Categorie: Politica

Finmeccanica-Enav, Alemanno si difende: “Non sono indagato”

Anche la Cassazione ha confermato come legittimo il sequestro dei documenti dallo studio di Navach – per “esigenze probatorie” e quindi come “mezzo della prova” – precedentemente disposto dalla Procura di Roma, dopo le accuse avanzate dall'imprenditore Tommaso Di Lernia su un presunto sistema di fondi legati a una sovrafatturazioni negli appalti Finmeccanica-Enav che nel 201, almeno in parte, avrebbero finanziato Gianni Alemanno.

L’ex sindaco di Roma, comunque, non risulta indagato. Nonostante questo, però, la Cassazione parla di “seri indizi” a carico dell’ex primo cittadino della Capitale “nell’ambito dell’appalto per l’ammodernamento dello scalo di Palermo Punta Raisi, attraverso operazioni di sovrafatturazioni, sarebbero state create provviste finanziere destinate all’allora sindaco Giovanni Alemanno”. Secondo il pm Paolo Ielo che ha condotto l’inchiesta e secondo la ricostruzione della Cassazione nella sentenza 11488 depositata il 19 marzo, l’appalto per i lavori a Punta Raisi “era stato affidato, senza procedura concorsuale, da Enav a Selex Sistemi integrati spa, che a sua volta aveva subappaltato parte dei lavori all’Ati, formata da Frint Sistem srl, riconducibile al Di Lernia stesso, e dalla Electron Italia; l’Ati aveva affidato, poi, lavori progettuali relativi al suddetto appalto alla Delta 9 Progetti srl, società riconducibile a Roberto Massimi, genero di Michele Navach, a sua volta direttore dei lavori dell’appalto per conto di Enav spa”.

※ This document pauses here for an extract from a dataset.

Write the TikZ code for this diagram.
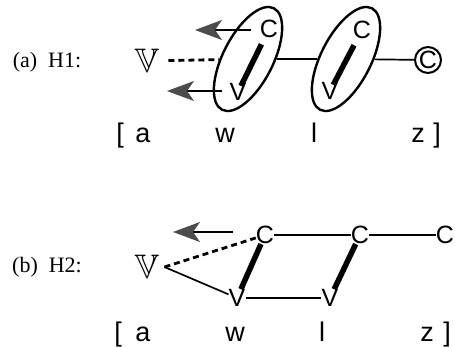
\documentclass[tikz,border=0pt]{standalone}
\usepackage{amssymb}
\usepackage{fontspec}
\setmainfont{Liberation Serif}
\setsansfont{Liberation Sans}
\usetikzlibrary{arrows.meta,shapes.geometric}
\tikzset{
	seg/.style={font=\sffamily\fontsize{25}{25}\selectfont, inner sep=0pt},
	ipa/.style={font=\sffamily\fontsize{27}{27}\selectfont, inner sep=0pt, anchor=base},
	tag/.style={font=\fontsize{22}{22}\selectfont, inner sep=0pt},
	float/.style={font=\fontsize{34}{34}\selectfont, inner sep=5pt},
	ring/.style={draw, line width=2.4pt, shape=ellipse, minimum width=114pt, minimum height=50pt, rotate=63, inner sep=0pt},
	link/.style={line width=1.7pt},
	bond/.style={line width=5.5pt},
	spread/.style={line width=2.8pt, dash pattern=on 6pt off 4pt},
	pull/.style={line width=1.4pt, -{Stealth[length=27pt,width=20pt,inset=7pt,black!70]}}
}

\begin{document}
\begin{tikzpicture}[x=1pt,y=-1pt]
			%%%%% START %%%%%
			\useasboundingbox (0,0) rectangle (455,346);
			
			%% (a) H1
			\node[tag] (tagA) at (47,62) {(a)\enspace H1:};
			\node[float] (vfA) at (147,61) {$\mathbb{V}$};
			
			\node[ring] (ovA1) at (248,59) {};
			\node[ring] (ovA2) at (346,59) {};
			\node[seg] (cA1) at (269,29) {C};
			\node[seg] (vA1) at (238,92) {V};
			\node[seg] (cA2) at (362,30) {C};
			\node[seg] (vA2) at (330,91) {V};
			\node[seg, draw, circle, line width=2pt, minimum size=26pt] (cA3) at (428,60) {C};
			
			\coordinate (fromA1) at (251,30);
			\coordinate (tipA1) at (195,30);
			\coordinate (fromA2) at (222,91);
			\coordinate (tipA2) at (167,91);
			
			\draw[link] (ovA1) -- (ovA2);
			\draw[link] (ovA2) -- (cA3);
			\draw[spread, shorten <=4pt] (vfA) -- (ovA1);
			\draw[bond, shorten <=7pt, shorten >=-3pt] (cA1) -- (vA1);
			\draw[bond, shorten <=7pt, shorten >=-3pt] (cA2) -- (vA2);
			\draw[pull] (fromA1) -- (tipA1);
			\draw[pull] (fromA2) -- (tipA2);
			
			\node[ipa] (lbA) at (120,142) {[};
			\node[ipa] (aA) at (143,142) {a};
			\node[ipa] (wA) at (225,142) {w};
			\node[ipa] (lA) at (314,142) {l};
			\node[ipa] (zA) at (418,142) {z};
			\node[ipa] (rbA) at (437,142) {]};
			
			%% (b) H2
			\node[tag] (tagB) at (47,267) {(b)\enspace H2:};
			\node[float] (vfB) at (147,267) {$\mathbb{V}$};
			
			\node[seg] (cB1) at (265,235) {C};
			\node[seg] (cB2) at (360,235) {C};
			\node[seg] (cB3) at (445,235) {C};
			\node[seg] (vB1) at (237,298) {V};
			\node[seg] (vB2) at (330,298) {V};
			
			\coordinate (fromB) at (233,232);
			\coordinate (tipB) at (173,232);
			
			\draw[link] (cB1) -- (cB2);
			\draw[link] (cB2) -- (cB3);
			\draw[link] (vB1) -- (vB2);
			\draw[spread] (vfB.east) -- (cB1);
			\draw[link] (vfB.east) -- (vB1);
			\draw[bond] (cB1) -- (vB1);
			\draw[bond] (cB2) -- (vB2);
			\draw[pull] (fromB) -- (tipB);
			
			\node[ipa] (lbB) at (118,341) {[};
			\node[ipa] (aB) at (143,341) {a};
			\node[ipa] (wB) at (235,341) {w};
			\node[ipa] (lB) at (322,341) {l};
			\node[ipa] (zB) at (427,341) {z};
			\node[ipa] (rbB) at (447,341) {]};
			
			%%%%% END %%%%%
\end{tikzpicture}
\end{document}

“È una forzatura comunicativa parlare di ‘seri indizi’ nei miei confronti per quanto riguarda l'indagine Finmeccanica-Enav”, è la replica di Gianni Alemanno. “Infatti – aggiunge – per questa indagine, cominciata da anni, io non risulto neppure nel registro degli indagati e tantomeno sono stato sentito dai magistrati. La Cassazione oggi ha confermato la sentenza del Tribunale del Riesame solo per quanto riguarda il sequestro dei documenti di Michele Navach, perché i ‘seri indizi’ riguardano solo l'ipotesi di un meccanismo di sovraffatturazione che l'imprenditore Di Lernia avrebbe messo in atto”.